I'm after the figurative meaning of choked or choked up, as in

I choked up when I saw her with another guy.

Here's the context I want to use the word in:

Observing a loved one at a distance when you can't get any closer is, in a way, a form of ....

Is it chokedness, choking or what?

  • 1
    I've downvoted because the sentence where you want us to fill in the blank is referring to the act of observing itself, not to the state of mind that is the result of observing: "Observing ...is...a form of ...." To parallel I choked up when... your sentence would have to say "The feeling when you observe .... is a form of ...." – Tᴚoɯɐuo Feb 3 '17 at 10:45
  • And I've upvoted for bringing this to my attention.
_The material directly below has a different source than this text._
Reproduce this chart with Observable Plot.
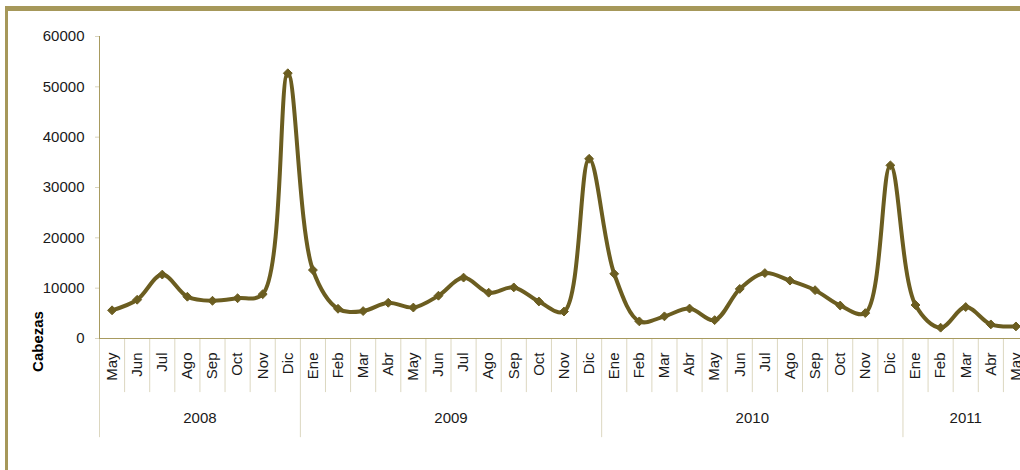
<!DOCTYPE html>
<html><head><meta charset="utf-8">
<script src="https://cdn.jsdelivr.net/npm/d3@7"></script>
<script src="https://cdn.jsdelivr.net/npm/@observablehq/plot@0.6"></script>
<style>
html,body{margin:0;padding:0;background:#fff;overflow:hidden;width:1020px;height:470px;}
#wrap{position:relative;width:1020px;height:470px;overflow:hidden;}
#chart{position:absolute;left:0;top:0;width:1030px;height:470px;}
#chart svg{max-width:none !important;width:1030px;height:470px;}
.bar-top{position:absolute;left:4.5px;top:5.5px;width:1030px;height:5px;background:#a6985a;}
.bar-left{position:absolute;left:4.5px;top:5.5px;width:3.5px;height:470px;background:#a6985a;}
</style></head>
<body><div id="wrap"><div id="chart"></div><div class="bar-top"></div><div class="bar-left"></div></div>
<script>
const months = ["May","Jun","Jul","Ago","Sep","Oct","Nov","Dic",
  "Ene","Feb","Mar","Abr","May","Jun","Jul","Ago","Sep","Oct","Nov","Dic",
  "Ene","Feb","Mar","Abr","May","Jun","Jul","Ago","Sep","Oct","Nov","Dic",
  "Ene","Feb","Mar","Abr","May"];
const yearLabels = ["2008","2009","2010","2011"];
const monthsPerYear = [8, 12, 12, 5];
const cabezas = [5600, 7700, 12700, 8300, 7500, 8000, 8800, 52700,
  13600, 5900, 5450, 7100, 6150, 8500, 12100, 9100, 10150, 7350, 5350, 35700,
  12850, 3400, 4400, 5950, 3650, 9850, 13000, 11500, 9600, 6550, 5050, 34400,
  6650, 2150, 6250, 2800, 2400];
const yTicks = [0, 10000, 20000, 30000, 40000, 50000, 60000];
const yLabel = "Cabezas";

// build table
const rows = months.map((m, i) => ({i, month: m, value: cabezas[i]}));
const yearStarts = [];
let acc = 0;
monthsPerYear.forEach(n => { yearStarts.push(acc); acc += n; });
const years = yearLabels.map((y, k) => ({
  label: y,
  start: yearStarts[k],
  end: yearStarts[k] + monthsPerYear[k] - 1
}));
const yearBounds = [years[0].start - 0.5, ...years.map(y => y.end + 0.5)];
const monthBounds = d3.range(1, months.length).map(i => i - 0.5)
  .filter(b => !yearBounds.includes(b));

const SEP_BOTTOM = -10750;   // month separators reach below the axis
const YEAR_BOTTOM = -19700;  // year separators reach further
const lineColor = "#6b5d20";
const axisColor = "#a89b60";
const sepColor = "#dcd7c0";

const chart = Plot.plot({
  width: 1030,
  height: 470,
  marginLeft: 99,
  marginRight: 2,
  marginTop: 36,
  marginBottom: 132,
  x: {domain: [-0.5, months.length - 0.5], axis: null},
  y: {domain: [0, 60000], axis: null},
  style: {fontFamily: "'Liberation Sans', Arial, sans-serif", fontSize: "15px", color: "#1a1a1a", background: "transparent", overflow: "visible", maxWidth: "none"},
  marks: [
    Plot.ruleX(monthBounds, {x: d => d, y1: 0, y2: SEP_BOTTOM, stroke: sepColor, strokeWidth: 1}),
    Plot.ruleX(yearBounds, {x: d => d, y1: 0, y2: YEAR_BOTTOM, stroke: sepColor, strokeWidth: 1}),
    Plot.axisY({ticks: yTicks, tickSize: 4, tickPadding: 11, tickFormat: d3.format("d"), stroke: "#d9d4bd", fill: "#1a1a1a", fontSize: 15, label: null}),
    Plot.ruleX([-0.5], {y1: 0, y2: 60000, stroke: axisColor, strokeWidth: 1}),
    Plot.ruleY([0], {stroke: axisColor, strokeWidth: 1.2}),
    Plot.line(rows, {x: "i", y: "value", curve: "catmull-rom", stroke: lineColor, strokeWidth: 4}),
    Plot.dot(rows, {x: "i", y: "value", symbol: "diamond2", r: 4, fill: lineColor, stroke: lineColor, strokeWidth: 1}),
    Plot.text(rows, {x: "i", y: 0, text: "month", rotate: -90, textAnchor: "end", dy: 14, fill: "#1a1a1a", fontSize: 15}),
    Plot.text(years, {x: d => (d.start + d.end) / 2, y: 0, text: "label", dy: 80, fill: "#1a1a1a", fontSize: 15}),
    Plot.text([yLabel], {frameAnchor: "left", y: 0, text: d => d, rotate: -90, textAnchor: "middle", dx: -61, dy: 3, fontWeight: "bold", fill: "#000", fontSize: 15})
  ]
});
document.getElementById("chart").appendChild(chart);
</script>
</body></html>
Thank you :) – Rose Feb 3 '17 at 11:04
  • You're asking if choked up exists in noun form. Choked up, and other adjectival stative phrases like it (mixed up, banged up, charged up, etc) do not have noun counterparts. Native speakers will sometimes facetiously generate bogus abstract nouns from such adjectival phrases, such as "chokedupness" or even "chokeduppitude" to refer to the state as state. The idiomatic way to refer to the state nominally is with being: being choked up is... – Tᴚoɯɐuo Feb 3 '17 at 11:21
  • .. or with an infinitive phrase with to be: to be choked up is ... – Tᴚoɯɐuo Feb 3 '17 at 11:46
  • Was it as if you were having a lump in your throat? – Lucian Sava Feb 3 '17 at 22:40

Choked up is already somewhat figurative, in the sense that one is not literally choking, but is becoming emotional and starting to cry, and breathing may be more difficult.

You could use the word suffocating in this context. It has a figurative meaning similar to choking up in addition to its literal meaning. Figuratively it means to feel or cause to feel trapped and oppressed.